以笔作刀,以诗寄情——闻一多

在昆明一二一惨案发生后,闻一多将爱国运动的始末书写出来,用他的文字和演讲怒斥政府对学生爱国运动的镇压。7月11日,李公朴在昆明被国民党特务暗杀;7月15日,闻一多在追悼大会上拍案而起,慷慨激昂地发表演讲,痛斥国民党特务,并在后来揭露出暗杀真相。他在演讲之后遭到特务暗杀,在建国前夕洒尽了最后一滴血。

我们多半是从课本上《死水》 《红烛》等诗文了解到的闻一多,彼时,闻一多在我眼中的形象仍是一个爱国诗人,我们受到他的爱国主义精神感召,受到《七子之歌》中浓浓思乡之情的感染,将他定义为伟大的诗人。

闻一多更大的贡献来自他的政治主张、革命抱负,他将自身对革命事业的追求融入笔端,以笔作刀,将革命理想与自身对国家的热忱、对信仰的热衷、对同胞的热切期盼结合起来,在纸上揭开政府用以遮掩恶行的面具,敲响旧社会的丧钟。




除了政治生活,在这本书中我们还能看到闻一多是怎么从良好的家庭生活、与家人的亲密关系中汲取力量的。 闻一多写过不少充满浓浓爱意激情的诗句,例如在《风波》一诗中,闻一多描写“烧的这样狂”的爱情使人惊喜,又因怕把她失去而“放声大哭”;又如,在《幻中的邂逅》一诗中,他把爱情描写成为“仿佛一簇白云,濛濛漠漠,拥一只素氅朱冠的仙鹤”,“在月光里浸着”的“娉婷的模样”,把他扰得“辗转空床,通夜无睡”。闻一多在散文中也表达了他对爱情的憧憬和对女性的歌颂,他说“女性是诗人的理想,诗人眼里宇宙间最高洁最醇美的东西便是女性”。




实际上,他的爱情没有诗句中写的那样轰轰烈烈、跌宕起伏,正相反,他的爱情生活与他的政治生活相比,着实过于平淡了。他与妻子并非自由恋爱,而是包办婚姻。妻子高孝贞出生在一个官宦家庭,和闻家还是远房姨表亲,两家门当户对,结下了娃娃亲。闻一多对父母包办婚姻的行为进行了一系列无可奈何的消极抵抗,并且写道“死!你要来就快来,快来断送了这无边的痛苦”。但他没有因为这是父母包办的婚姻就离婚,而是对妻子非常关心尊重,高孝贞本身的能力也尤为出众,于是闻一多恳求父母送高孝贞进入武昌女子职业学校,并在赴美后,继续关心妻子的学习情况,写家信时从精神上鼓励妻子要有志气,努力成为一个有学问、有本事的人。

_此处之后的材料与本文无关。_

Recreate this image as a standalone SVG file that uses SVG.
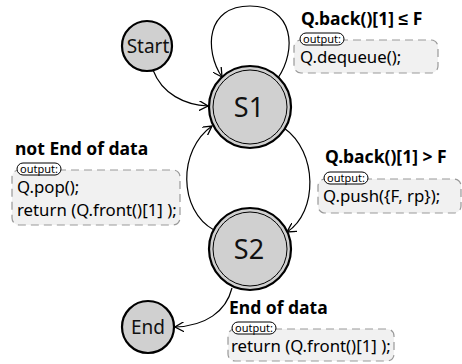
<svg xmlns="http://www.w3.org/2000/svg" width="462" height="364" viewBox="0 0 462 364">
<defs>
<marker id="arr" viewBox="0 0 10 10" refX="9" refY="5" markerWidth="10" markerHeight="10" markerUnits="userSpaceOnUse" orient="auto">
<path d="M0,0 L9,5 L0,10" fill="none" stroke="#000" stroke-width="1.3"/>
</marker>
<style>
.st{fill:#d0d0d0;stroke:#000;stroke-width:2.2}
.in{fill:none;stroke:#000;stroke-width:1}
.nt{font-family:"Noto Sans","Liberation Sans",sans-serif;font-size:19px;text-anchor:middle;fill:#111}
.big{font-size:27px}
.e{fill:none;stroke:#000;stroke-width:1.2;marker-end:url(#arr)}
.lb{font-family:"Noto Sans","Liberation Sans",sans-serif;font-size:17.5px;font-weight:bold;fill:#000}
.box{fill:#f1f1f1;stroke:#999;stroke-width:1.2;stroke-dasharray:8,5}
.pill{fill:#fff;stroke:#000;stroke-width:1}
.pt{font-family:"Noto Sans","Liberation Sans",sans-serif;font-size:11px;fill:#000}
.ct{font-family:"Noto Sans","Liberation Sans",sans-serif;font-size:16.8px;fill:#000}
</style>
</defs>
<g id="connectors">
<path class="e" d="M153,70 C162,94 185,105 208,106"/>
<path class="e" d="M278,78 C297,50 294,6 250,6 C206,6 204,50 222,77"/>
<path class="e" d="M284,128 C318,152 318,212 287,232"/>
<path class="e" d="M214,230 C178,210 178,150 212,126"/>
<path class="e" d="M232,288 C226,312 205,326 175,327"/>
</g>
<g id="start"><circle class="st" cx="147" cy="46" r="25"/><text class="nt" x="148" y="53">Start</text></g>
<g id="s1"><circle class="st" cx="250" cy="107" r="41"/><circle class="in" cx="250" cy="107" r="37"/><text class="nt big" x="249" y="117">S1</text></g>
<g id="s2"><circle class="st" cx="250" cy="249" r="41"/><circle class="in" cx="250" cy="249" r="37"/><text class="nt big" x="249" y="259">S2</text></g>
<g id="end"><circle class="st" cx="148" cy="327" r="26"/><text class="nt" x="148" y="334">End</text></g>
<g id="lbl1">
<text class="lb" x="301" y="25">Q.back()[1] ≤ F</text>
<rect class="box" x="294" y="40" width="144" height="33" rx="7"/>
<rect class="pill" x="300" y="33" width="44" height="12" rx="6"/>
<text class="pt" x="303" y="42.5">output:</text>
<text class="ct" x="300" y="63">Q.dequeue();</text>
</g>
<g id="lbl2">
<text class="lb" x="325" y="163">Q.back()[1] &gt; F</text>
<rect class="box" x="318" y="179" width="143" height="34" rx="7"/>
<rect class="pill" x="324" y="172" width="44" height="12" rx="6"/>
<text class="pt" x="327" y="181.5">output:</text>
<text class="ct" x="323" y="202">Q.push({F, rp});</text>
</g>
<g id="lbl3">
<text class="lb" x="15" y="155">not End of data</text>
<rect class="box" x="12" y="170" width="168" height="55" rx="7"/>
<rect class="pill" x="17" y="163" width="44" height="12" rx="6"/>
<text class="pt" x="20" y="172.5">output:</text>
<text class="ct" x="17" y="193">Q.pop();</text>
<text class="ct" x="17" y="216">return (Q.front()[1] );</text>
</g>
<g id="lbl4">
<text class="lb" x="229" y="314">End of data</text>
<rect class="box" x="228" y="329" width="166" height="32" rx="7"/>
<rect class="pill" x="232" y="322" width="44" height="12" rx="6"/>
<text class="pt" x="235" y="331.5">output:</text>
<text class="ct" x="231" y="352">return (Q.front()[1] );</text>
</g>
</svg>
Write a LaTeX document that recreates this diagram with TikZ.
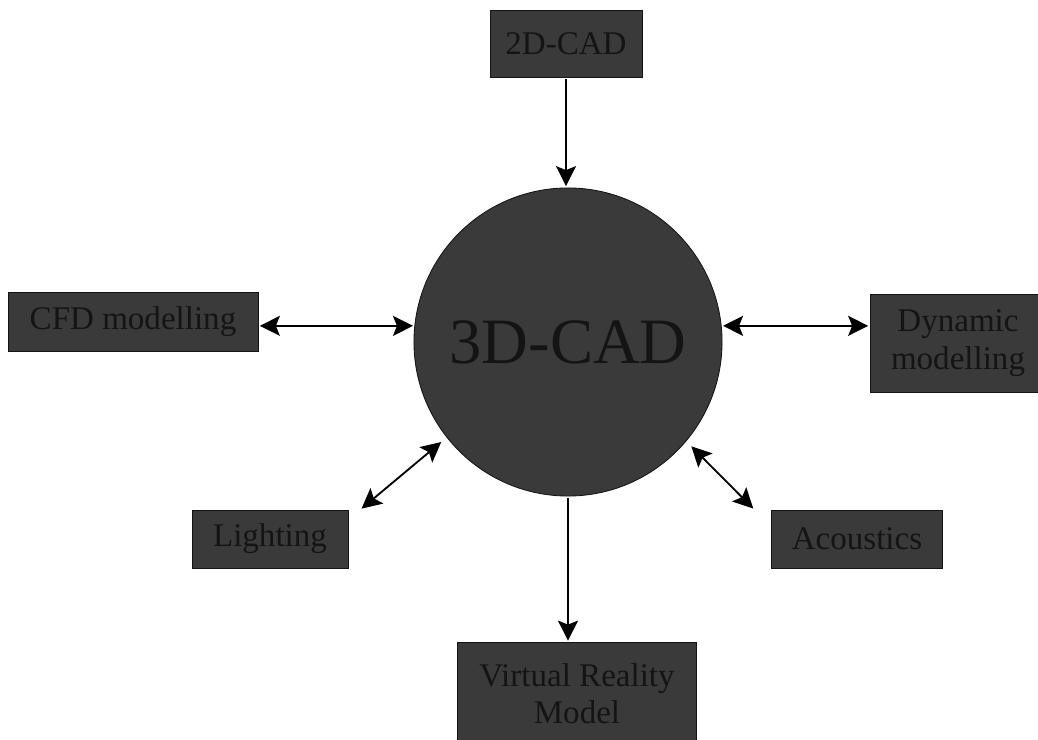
\documentclass[tikz,border=0pt]{standalone}
\usepackage{fontspec}
\setmainfont{Liberation Serif}
\usepackage{tikz}
\usetikzlibrary{arrows.meta}
\definecolor{boxgray}{RGB}{58,58,58}
\definecolor{inkgray}{RGB}{20,20,20}
\begin{document}
\begin{tikzpicture}[<->,>={Stealth[length=5mm,width=5mm,inset=1mm]},
  line width=1.3pt,x=0.025cm,y=-0.025cm,
  main node/.style={circle,fill=boxgray,draw=inkgray,line width=0.6pt,minimum size=7.7cm,
    text=inkgray,font=\fontsize{46}{50}\selectfont},
  tool node/.style={rectangle,fill=boxgray,draw=inkgray,line width=0.6pt,align=center,
    text=inkgray,font=\fontsize{23.5}{26.5}\selectfont,inner sep=0pt}]

\useasboundingbox (0,0) rectangle (1038,740);

\node[main node] (threed) at (568,342) {3D-CAD};
\node[tool node,minimum width=3.8cm,minimum height=1.675cm] (twod) at (566,44) {2D-CAD};
\node[tool node,minimum width=6.25cm,minimum height=1.475cm] (cfd) at (133,322) {CFD modelling};
\node[tool node,minimum width=4.4cm,minimum height=2.45cm] (dyn) at (958,343) {Dynamic\\modelling};
\node[tool node,minimum width=3.9cm,minimum height=1.45cm] (light) at (270,539) {Lighting};
\node[tool node,minimum width=4.275cm,minimum height=1.45cm] (acou) at (857,539) {Acoustics};
\node[tool node,minimum width=5.975cm,minimum height=2.575cm] (vr) at (577,694) {Virtual Reality\\Model};

 \path[shorten >=1pt,shorten <=1pt]

(twod) edge [->] (twod |- threed.north)
(cfd.east |- threed.174) edge (threed.174)
(threed.6) edge (dyn.west |- threed.6)
([xshift=0.3cm]light.north east) edge ([shift={(-0.1cm,-0.1cm)}]threed.218)
([shift={(0.1cm,-0.1cm)}]threed.320) edge ([xshift=-0.42cm]acou.north west)
(threed.south) edge [->] (vr.north -| threed.south);

\end{tikzpicture}
\end{document}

后来闻一多在国外写的“爱人啊!将我作经线,你作纬线,命运织就了我们的婚姻之锦”等诗句,无一不饱含他缠绵悱恻的对妻子的深情思念。直到闻一多回国,二人也是聚少离多,高孝贞勤勤恳恳为他打点家中里里外外的事务,二人的感情在平淡的生活中持续升温,其间虽有长女立瑛去世等变故,却让他们的小家庭愈发成为闻一多强大的精神支柱。




在闻名笔下,她的父亲闻一多是极具温情的。她很多时候是从母亲口中了解到的她的父亲闻一多,在闻一多牺牲后,高孝贞带领孩子们偷偷地逃到了解放区,千辛万苦将儿女培育成才。闻名将母亲还有父亲的事迹口述下来整理成书,让世人更好地了解她的父亲和母亲,从不同侧面认识革命烈士。